Unfortunately, Swann said teachers often don’t have much time to teach cursive after they get through the other English Language Arts requirements of reading, writing, spelling and grammar. Another challenge is the fact that a single class can include students at varying levels of literacy, which means teachers spend extra time working with the struggling students.
“When teachers are faced with limited time, we need to simultaneously determine what the best needs for each child are, as well as the class as a whole,” Swann said. “Often, cursive writing is not as urgent of a need as reading and basic writing.”
Beaufort County School District does now teach cursive in second and third grades, but prior to 2015, they did not. According to Candace Bruder, the district’s director of communications, cursive instruction was added to district standards through the Back to Basics in Education Act of 2014, S.C. Code Ann. § 59-29-15.

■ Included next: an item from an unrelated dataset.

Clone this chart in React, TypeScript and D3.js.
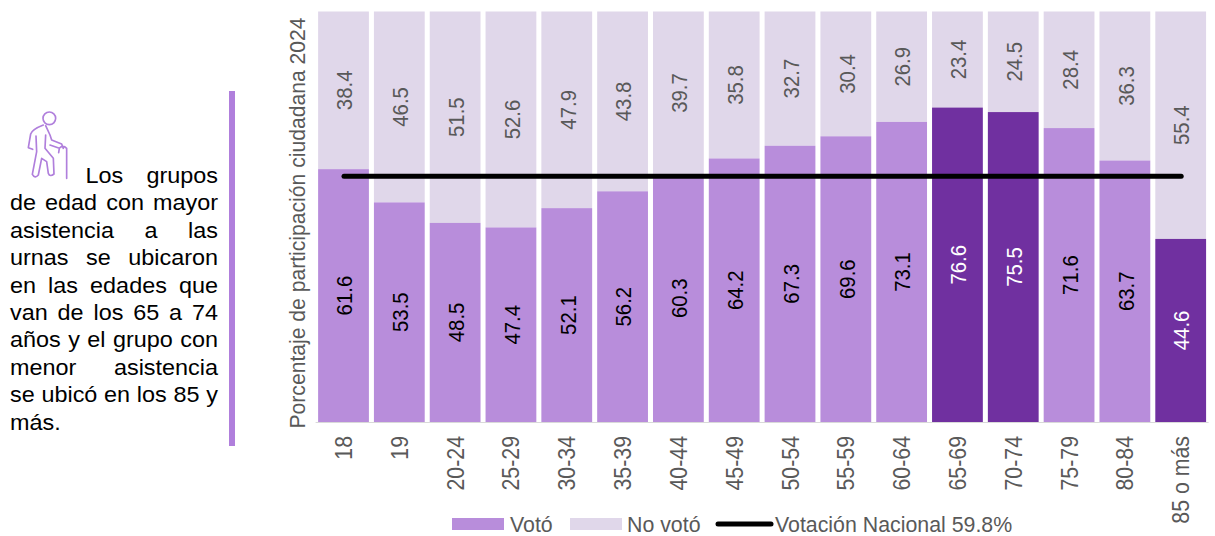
import React, { useMemo } from "react";
import * as d3 from "d3";

const categories = ["18","19","20-24","25-29","30-34","35-39","40-44","45-49","50-54","55-59","60-64","65-69","70-74","75-79","80-84","85 o más"];
const voted = [61.6,53.5,48.5,47.4,52.1,56.2,60.3,64.2,67.3,69.6,73.1,76.6,75.5,71.6,63.7,44.6];
const notVoted = [38.4,46.5,51.5,52.6,47.9,43.8,39.7,35.8,32.7,30.4,26.9,23.4,24.5,28.4,36.3,55.4];
const highlighted = ["65-69","70-74","85 o más"];
const nationalVote = 59.8;
const yAxisTitle = "Porcentaje de participación ciudadana 2024";
const legendLabels = ["Votó","No votó","Votación Nacional 59.8%"];
const noteLines = ["Los grupos","de edad con mayor","asistencia a las","urnas se ubicaron","en las edades que","van de los 65 a 74","años y el grupo con","menor asistencia","se ubicó en los 85 y","más."];

const FONT = '"Liberation Sans", Arial, sans-serif';
const C_VOTED = "#B88DDB", C_NOT = "#E0D7EA", C_HI = "#7030A0", C_TXT = "#595959", C_ACCENT = "#B07FDC";

export default function App() {
  const x = d3.scaleBand<string>().domain(categories).range([315.6, 1208.6]).paddingInner(0.09).paddingOuter(0.045);
  const y = d3.scaleLinear().domain([0, 100]).range([422, 11.5]);
  const noteFont = 23.4;
  const labelFont = 20.4;
  const axisFont = 21.33;
  const noteSpacing = useMemo(() => {
    const ctx = document.createElement("canvas").getContext("2d")!;
    ctx.font = `${noteFont}px "Liberation Sans"`;
    return noteLines.map((l, i) => {
      const left = i === 0 ? 85.5 : 10;
      const gaps = l.split(" ").length - 1;
      if (i === noteLines.length - 1 || gaps === 0) return 0;
      return (218 - left - ctx.measureText(l).width) / gaps;
    });
  }, []);
  const lineY = y(nationalVote);
  const bw = x.bandwidth();
  return (
    <svg width={1215} height={536} style={{ position: "absolute", left: 0, top: 0 }} fontFamily={FONT}>
      <rect width={1215} height={536} fill="#fff" />
      {/* note icon */}
      <g transform="translate(0,80) scale(0.3333)" fill="none" stroke={C_ACCENT} strokeWidth={5} strokeLinecap="round" strokeLinejoin="round">
        <circle cx={148} cy={115} r={19} />
        <path d="M130 135 C112 142 96 150 92 162 L85 203 L98 208 M108 168 L110 215 L97 283 Q105 297 115 285 L125 235 L140 245 L145 280 Q150 292 162 282 L160 235 L135 205 L137 165 M137 137 L150 165 L155 180 L185 192 L190 205 M150 195 L178 205 L176 218 M180 203 Q190 195 200 205 L200 295" />
      </g>
      {noteLines.map((l, i) => (
        <text key={l} transform={`translate(${i === 0 ? 85.5 : 10},${182.7 + i * 27.45}) scale(1,0.96)`} fontSize={noteFont} fill="#000" wordSpacing={noteSpacing[i]} xmlSpace="preserve">{l}</text>
      ))}
      <rect x={229} y={91} width={6} height={355} fill={C_ACCENT} />

      {/* y-axis title */}
      <text transform="translate(304.5,223) scale(1.06,1) rotate(-90)" textAnchor="middle" fontSize={axisFont - 0.2} fill={C_TXT}>{yAxisTitle}</text>

      {/* bars */}
      {categories.map((c, i) => (
        <g key={c}>
          <rect x={x(c)} y={y(100)} width={bw} height={y(voted[i]) - y(100)} fill={C_NOT} />
          <rect x={x(c)} y={y(voted[i])} width={bw} height={y(0) - y(voted[i])} fill={highlighted.includes(c) ? C_HI : C_VOTED} />
        </g>
      ))}
      <line x1={315.6} x2={1208.6} y1={422.5} y2={422.5} stroke="#D9D9D9" strokeWidth={1.2} />

      {/* national line */}
      <line x1={x(categories[0])! + bw / 2 + 0.5} x2={x(categories[15])! + bw / 2 + 0.5} y1={lineY - 0.3} y2={lineY - 0.3} stroke="#000" strokeWidth={5} strokeLinecap="round" />

      {/* value labels */}
      {categories.map((c, i) => {
        const cx = x(c)! + bw / 2;
        const cyV = (y(voted[i]) + y(0)) / 2;
        const cyN = (y(100) + y(voted[i])) / 2;
        return (
          <g key={c} fontSize={labelFont} textAnchor="middle">
            <text transform={`translate(${cx + 8.8},${cyV}) scale(1.12,1) rotate(-90)`} fill={highlighted.includes(c) ? "#fff" : "#000"}>{voted[i].toFixed(1)}</text>
            <text transform={`translate(${cx + 8.8},${cyN}) scale(1.12,1) rotate(-90)`} fill={C_TXT}>{notVoted[i].toFixed(1)}</text>
          </g>
        );
      })}

      {/* category labels */}
      {categories.map((c) => (
        <text key={c} transform={`translate(${x(c)! + bw / 2 + 8.5},436) scale(1.08,1) rotate(-90)`} textAnchor="end" fontSize={axisFont} fill={C_TXT}>{c}</text>
      ))}

      {/* legend */}
      <rect x={452} y={518} width={52} height={12} fill={C_VOTED} />
      <text x={510} y={532} fontSize={axisFont} fill={C_TXT}>{legendLabels[0]}</text>
      <rect x={570} y={518} width={52} height={12} fill={C_NOT} />
      <text x={627} y={532} fontSize={axisFont} fill={C_TXT}>{legendLabels[1]}</text>
      <line x1={718} x2={771} y1={524} y2={524} stroke="#000" strokeWidth={5} strokeLinecap="round" />
      <text x={775} y={532} fontSize={axisFont} fill={C_TXT}>{legendLabels[2]}</text>
    </svg>
  );
}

Pediatric occupational therapist Julianne Sullivan said cursive is an important skill for children to learn.
“It’s important for functional use,” Sullivan said. “You have to be able to sign your name and be able to take notes quickly.”
Sullivan said cursive is also important because it builds the neural pathways in the brain that are associated with fine motor dexterity, and visual and tactile processing,
Jessi Dolnik, owner of Lowcountry Therapy Center, a speech language pathologist, and homeschooling mom of six, said research has shown cursive to be a valuable tool in helping children with motor challenges because it requires less motor planning than printing.
“It’s a fluid way of writing,” Dolnik said. “Your pencil doesn’t have to come up off the paper. You can rest the base of your hand on the paper to give yourself support.”
Dolnik is currently teaching her third-grader, Cassidy, how to write in cursive. Her fifth-grader, Charlie, already writes beautifully in cursive, Dolnik said. He learned the skill in second grade at May River Montessori School. She said some of the classes there start learning cursive even earlier.
The kids who do know how to write in cursive speak sort of a secret code that their peers don’t all understand. “For many students,” Swann said, “it is like being able to read and write in another language.”
Amy Coyne Bredeson of Bluffton is a freelance writer, a mother of two and a volunteer with the Tuberous Sclerosis Alliance.